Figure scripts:
>> begin

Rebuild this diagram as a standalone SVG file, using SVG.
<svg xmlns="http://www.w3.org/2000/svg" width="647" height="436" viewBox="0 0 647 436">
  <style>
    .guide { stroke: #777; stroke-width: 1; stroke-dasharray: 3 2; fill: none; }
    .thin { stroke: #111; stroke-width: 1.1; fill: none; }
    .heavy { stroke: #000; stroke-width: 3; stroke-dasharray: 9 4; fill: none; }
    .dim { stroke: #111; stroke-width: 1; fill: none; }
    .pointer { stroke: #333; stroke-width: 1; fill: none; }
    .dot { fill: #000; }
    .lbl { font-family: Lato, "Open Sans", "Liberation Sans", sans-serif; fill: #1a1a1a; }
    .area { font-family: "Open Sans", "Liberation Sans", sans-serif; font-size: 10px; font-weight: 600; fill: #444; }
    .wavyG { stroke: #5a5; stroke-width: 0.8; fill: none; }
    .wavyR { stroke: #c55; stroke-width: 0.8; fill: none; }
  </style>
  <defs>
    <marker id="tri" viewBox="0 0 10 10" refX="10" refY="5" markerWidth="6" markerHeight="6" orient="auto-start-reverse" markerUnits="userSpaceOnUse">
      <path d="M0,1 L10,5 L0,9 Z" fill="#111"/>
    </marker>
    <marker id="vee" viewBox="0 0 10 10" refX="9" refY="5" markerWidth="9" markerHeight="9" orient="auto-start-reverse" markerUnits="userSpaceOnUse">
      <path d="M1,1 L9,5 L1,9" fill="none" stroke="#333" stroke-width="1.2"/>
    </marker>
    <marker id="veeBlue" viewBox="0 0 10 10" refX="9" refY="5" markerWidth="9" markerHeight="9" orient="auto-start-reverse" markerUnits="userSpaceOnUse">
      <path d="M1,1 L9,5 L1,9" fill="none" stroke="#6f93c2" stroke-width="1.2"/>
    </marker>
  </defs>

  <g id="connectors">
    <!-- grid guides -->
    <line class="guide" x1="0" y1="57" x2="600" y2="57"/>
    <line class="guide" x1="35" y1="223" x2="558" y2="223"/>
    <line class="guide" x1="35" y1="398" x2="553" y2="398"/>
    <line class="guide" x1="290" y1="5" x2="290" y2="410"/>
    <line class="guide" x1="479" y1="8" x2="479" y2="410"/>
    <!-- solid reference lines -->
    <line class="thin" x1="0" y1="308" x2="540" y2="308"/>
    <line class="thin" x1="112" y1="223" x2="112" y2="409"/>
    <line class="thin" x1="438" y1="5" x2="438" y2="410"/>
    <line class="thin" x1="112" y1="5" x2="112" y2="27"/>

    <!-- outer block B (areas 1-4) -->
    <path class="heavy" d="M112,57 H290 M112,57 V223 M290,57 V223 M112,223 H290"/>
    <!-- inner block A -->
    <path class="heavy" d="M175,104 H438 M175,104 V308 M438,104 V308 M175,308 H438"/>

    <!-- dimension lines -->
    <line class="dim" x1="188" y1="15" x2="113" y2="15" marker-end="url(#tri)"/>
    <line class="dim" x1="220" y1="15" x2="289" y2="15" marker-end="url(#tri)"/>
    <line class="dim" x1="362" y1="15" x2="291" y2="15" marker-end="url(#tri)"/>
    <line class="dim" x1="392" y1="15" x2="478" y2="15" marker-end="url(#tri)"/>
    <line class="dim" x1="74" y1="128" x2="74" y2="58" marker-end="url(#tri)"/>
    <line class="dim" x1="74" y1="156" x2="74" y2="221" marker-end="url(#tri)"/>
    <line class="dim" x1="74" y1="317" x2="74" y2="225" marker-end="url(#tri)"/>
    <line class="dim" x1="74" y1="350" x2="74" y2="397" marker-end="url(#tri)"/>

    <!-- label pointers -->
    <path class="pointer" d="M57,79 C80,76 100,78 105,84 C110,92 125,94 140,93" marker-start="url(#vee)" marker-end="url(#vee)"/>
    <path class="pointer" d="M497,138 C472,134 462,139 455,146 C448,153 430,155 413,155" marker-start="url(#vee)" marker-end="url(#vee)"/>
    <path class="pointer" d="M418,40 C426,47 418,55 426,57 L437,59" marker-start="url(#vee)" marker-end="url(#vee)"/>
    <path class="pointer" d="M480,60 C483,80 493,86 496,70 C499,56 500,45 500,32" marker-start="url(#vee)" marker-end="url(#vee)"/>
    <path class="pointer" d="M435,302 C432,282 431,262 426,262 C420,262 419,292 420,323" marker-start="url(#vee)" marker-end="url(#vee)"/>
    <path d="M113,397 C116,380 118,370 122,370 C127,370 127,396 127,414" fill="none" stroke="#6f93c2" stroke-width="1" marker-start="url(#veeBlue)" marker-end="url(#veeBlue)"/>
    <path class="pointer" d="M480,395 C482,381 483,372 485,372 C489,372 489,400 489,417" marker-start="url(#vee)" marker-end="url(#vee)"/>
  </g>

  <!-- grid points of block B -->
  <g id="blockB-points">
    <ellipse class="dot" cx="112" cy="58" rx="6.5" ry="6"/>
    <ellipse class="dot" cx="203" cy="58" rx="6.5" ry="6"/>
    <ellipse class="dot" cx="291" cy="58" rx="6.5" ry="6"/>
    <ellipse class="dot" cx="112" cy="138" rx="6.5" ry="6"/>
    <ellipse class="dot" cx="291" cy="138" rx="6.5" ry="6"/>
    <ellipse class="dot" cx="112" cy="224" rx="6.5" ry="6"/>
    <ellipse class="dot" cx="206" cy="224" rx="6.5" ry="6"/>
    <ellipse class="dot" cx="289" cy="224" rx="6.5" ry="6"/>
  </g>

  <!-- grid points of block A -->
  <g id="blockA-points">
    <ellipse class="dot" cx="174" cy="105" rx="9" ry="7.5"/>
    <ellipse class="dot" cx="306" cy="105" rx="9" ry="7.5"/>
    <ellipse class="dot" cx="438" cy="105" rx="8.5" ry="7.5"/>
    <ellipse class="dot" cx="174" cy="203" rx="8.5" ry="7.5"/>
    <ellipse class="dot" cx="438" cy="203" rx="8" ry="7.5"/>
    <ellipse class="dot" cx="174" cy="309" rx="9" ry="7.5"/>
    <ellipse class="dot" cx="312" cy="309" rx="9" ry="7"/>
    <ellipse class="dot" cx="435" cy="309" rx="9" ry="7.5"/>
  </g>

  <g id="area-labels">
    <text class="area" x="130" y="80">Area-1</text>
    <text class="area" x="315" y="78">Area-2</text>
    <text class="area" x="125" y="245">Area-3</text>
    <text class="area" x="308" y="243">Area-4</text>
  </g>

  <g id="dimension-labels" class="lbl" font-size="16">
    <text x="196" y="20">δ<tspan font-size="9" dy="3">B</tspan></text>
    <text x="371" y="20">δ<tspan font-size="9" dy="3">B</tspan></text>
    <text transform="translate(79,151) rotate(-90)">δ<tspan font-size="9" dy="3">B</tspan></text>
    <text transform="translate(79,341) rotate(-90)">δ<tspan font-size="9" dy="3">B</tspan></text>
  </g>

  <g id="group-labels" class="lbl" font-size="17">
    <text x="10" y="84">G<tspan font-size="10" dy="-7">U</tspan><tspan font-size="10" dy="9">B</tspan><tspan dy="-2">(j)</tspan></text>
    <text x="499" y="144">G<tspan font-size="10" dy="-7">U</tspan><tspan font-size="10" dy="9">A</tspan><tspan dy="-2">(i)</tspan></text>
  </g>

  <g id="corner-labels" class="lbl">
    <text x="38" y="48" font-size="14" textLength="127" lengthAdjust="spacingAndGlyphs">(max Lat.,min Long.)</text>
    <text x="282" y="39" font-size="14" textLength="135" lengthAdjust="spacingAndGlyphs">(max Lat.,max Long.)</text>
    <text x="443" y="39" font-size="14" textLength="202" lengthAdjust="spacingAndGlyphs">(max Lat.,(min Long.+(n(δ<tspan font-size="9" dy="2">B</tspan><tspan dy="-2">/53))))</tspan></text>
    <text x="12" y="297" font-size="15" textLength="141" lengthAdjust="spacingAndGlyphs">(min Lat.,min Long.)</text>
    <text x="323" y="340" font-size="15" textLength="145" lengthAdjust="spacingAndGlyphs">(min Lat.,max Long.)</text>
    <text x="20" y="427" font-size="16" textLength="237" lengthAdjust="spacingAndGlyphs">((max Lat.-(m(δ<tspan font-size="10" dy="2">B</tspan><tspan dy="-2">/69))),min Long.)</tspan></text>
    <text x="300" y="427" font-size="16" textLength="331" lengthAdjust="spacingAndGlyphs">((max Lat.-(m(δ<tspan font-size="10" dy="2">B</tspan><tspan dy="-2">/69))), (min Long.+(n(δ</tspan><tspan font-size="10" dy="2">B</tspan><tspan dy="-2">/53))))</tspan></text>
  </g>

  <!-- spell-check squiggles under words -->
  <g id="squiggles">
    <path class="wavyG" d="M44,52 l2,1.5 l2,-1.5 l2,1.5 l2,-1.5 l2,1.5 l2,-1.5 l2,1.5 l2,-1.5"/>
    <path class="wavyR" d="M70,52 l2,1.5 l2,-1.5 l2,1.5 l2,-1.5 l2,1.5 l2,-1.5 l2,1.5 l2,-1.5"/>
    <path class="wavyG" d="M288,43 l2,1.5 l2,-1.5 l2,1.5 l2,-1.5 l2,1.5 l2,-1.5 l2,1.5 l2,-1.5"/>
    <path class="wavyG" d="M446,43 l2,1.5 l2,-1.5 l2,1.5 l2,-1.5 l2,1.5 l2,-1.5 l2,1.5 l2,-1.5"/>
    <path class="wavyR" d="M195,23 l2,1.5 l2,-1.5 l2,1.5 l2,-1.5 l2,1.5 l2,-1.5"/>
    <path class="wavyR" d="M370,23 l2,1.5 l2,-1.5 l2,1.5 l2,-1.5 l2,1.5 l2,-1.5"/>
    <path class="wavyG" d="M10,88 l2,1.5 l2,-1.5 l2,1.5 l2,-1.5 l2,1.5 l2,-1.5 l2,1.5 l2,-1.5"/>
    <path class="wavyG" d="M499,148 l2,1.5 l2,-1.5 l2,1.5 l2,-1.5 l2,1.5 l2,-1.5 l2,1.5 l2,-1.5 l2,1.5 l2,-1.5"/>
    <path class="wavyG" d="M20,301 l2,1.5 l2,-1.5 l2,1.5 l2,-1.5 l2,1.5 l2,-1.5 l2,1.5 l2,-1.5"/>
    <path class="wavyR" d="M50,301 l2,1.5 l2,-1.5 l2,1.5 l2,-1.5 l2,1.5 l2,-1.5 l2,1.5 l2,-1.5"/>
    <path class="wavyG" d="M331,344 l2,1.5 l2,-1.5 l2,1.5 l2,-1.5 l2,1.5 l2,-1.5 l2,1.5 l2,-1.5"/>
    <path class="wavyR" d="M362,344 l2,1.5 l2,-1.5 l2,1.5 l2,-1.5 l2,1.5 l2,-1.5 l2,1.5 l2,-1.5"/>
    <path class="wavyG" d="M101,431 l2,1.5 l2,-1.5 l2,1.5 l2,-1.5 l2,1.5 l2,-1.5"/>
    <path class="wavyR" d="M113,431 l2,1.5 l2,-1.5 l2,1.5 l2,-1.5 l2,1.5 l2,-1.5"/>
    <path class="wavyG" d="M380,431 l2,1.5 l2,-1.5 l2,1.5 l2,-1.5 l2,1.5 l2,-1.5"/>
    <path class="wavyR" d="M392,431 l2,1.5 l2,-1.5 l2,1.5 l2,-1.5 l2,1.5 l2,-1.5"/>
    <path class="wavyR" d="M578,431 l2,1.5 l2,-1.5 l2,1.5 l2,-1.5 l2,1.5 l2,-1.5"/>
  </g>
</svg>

>> end
>> begin

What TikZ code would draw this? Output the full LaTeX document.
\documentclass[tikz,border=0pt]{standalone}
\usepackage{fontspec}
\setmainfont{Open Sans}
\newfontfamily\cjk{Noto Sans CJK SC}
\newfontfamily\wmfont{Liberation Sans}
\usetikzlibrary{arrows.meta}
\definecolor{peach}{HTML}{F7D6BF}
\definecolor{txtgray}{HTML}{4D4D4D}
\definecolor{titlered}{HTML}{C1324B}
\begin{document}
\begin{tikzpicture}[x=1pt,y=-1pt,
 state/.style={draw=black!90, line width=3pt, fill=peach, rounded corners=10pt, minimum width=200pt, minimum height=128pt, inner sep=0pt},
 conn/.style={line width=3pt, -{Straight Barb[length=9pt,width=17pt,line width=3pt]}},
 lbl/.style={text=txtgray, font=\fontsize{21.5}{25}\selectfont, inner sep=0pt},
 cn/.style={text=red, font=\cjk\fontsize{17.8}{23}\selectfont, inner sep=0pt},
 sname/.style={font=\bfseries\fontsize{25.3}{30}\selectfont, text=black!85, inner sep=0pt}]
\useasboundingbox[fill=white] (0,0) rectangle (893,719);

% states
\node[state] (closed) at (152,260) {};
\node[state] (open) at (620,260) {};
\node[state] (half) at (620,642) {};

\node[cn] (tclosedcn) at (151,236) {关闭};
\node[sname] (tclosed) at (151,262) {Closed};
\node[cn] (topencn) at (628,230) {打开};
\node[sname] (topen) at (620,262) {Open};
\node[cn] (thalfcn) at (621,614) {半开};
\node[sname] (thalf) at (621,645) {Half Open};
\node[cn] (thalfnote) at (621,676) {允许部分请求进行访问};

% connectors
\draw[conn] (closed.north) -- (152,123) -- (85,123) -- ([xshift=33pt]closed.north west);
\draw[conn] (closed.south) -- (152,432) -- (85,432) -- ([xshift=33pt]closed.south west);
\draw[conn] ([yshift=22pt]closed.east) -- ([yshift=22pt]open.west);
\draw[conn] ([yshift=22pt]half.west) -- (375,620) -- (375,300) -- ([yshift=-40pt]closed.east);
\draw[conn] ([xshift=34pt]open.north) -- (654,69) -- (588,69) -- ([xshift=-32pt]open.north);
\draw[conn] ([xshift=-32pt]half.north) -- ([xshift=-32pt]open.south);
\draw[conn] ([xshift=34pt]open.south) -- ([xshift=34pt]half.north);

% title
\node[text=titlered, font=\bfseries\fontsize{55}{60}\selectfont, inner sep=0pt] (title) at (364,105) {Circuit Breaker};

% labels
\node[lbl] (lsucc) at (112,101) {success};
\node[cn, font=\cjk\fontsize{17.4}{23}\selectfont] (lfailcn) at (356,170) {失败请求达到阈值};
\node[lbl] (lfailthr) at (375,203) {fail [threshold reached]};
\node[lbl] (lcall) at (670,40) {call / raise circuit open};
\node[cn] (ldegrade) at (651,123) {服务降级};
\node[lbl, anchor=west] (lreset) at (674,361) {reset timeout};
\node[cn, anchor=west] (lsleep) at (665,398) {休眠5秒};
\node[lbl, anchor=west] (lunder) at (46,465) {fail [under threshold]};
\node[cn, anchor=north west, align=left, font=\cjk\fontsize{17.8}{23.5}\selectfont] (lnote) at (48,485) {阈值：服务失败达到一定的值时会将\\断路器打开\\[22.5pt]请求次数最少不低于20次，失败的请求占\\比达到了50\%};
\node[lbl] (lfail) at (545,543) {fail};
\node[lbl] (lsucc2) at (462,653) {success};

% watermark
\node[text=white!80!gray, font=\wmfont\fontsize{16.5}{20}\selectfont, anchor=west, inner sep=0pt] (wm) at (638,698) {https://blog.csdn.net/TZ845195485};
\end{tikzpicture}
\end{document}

>> end

== Given instruction ==
Using the listing above, gather each line that holds the string "standalone" and copy it.

== Task answer ==
Rebuild this diagram as a standalone SVG file, using SVG.
\documentclass[tikz,border=0pt]{standalone}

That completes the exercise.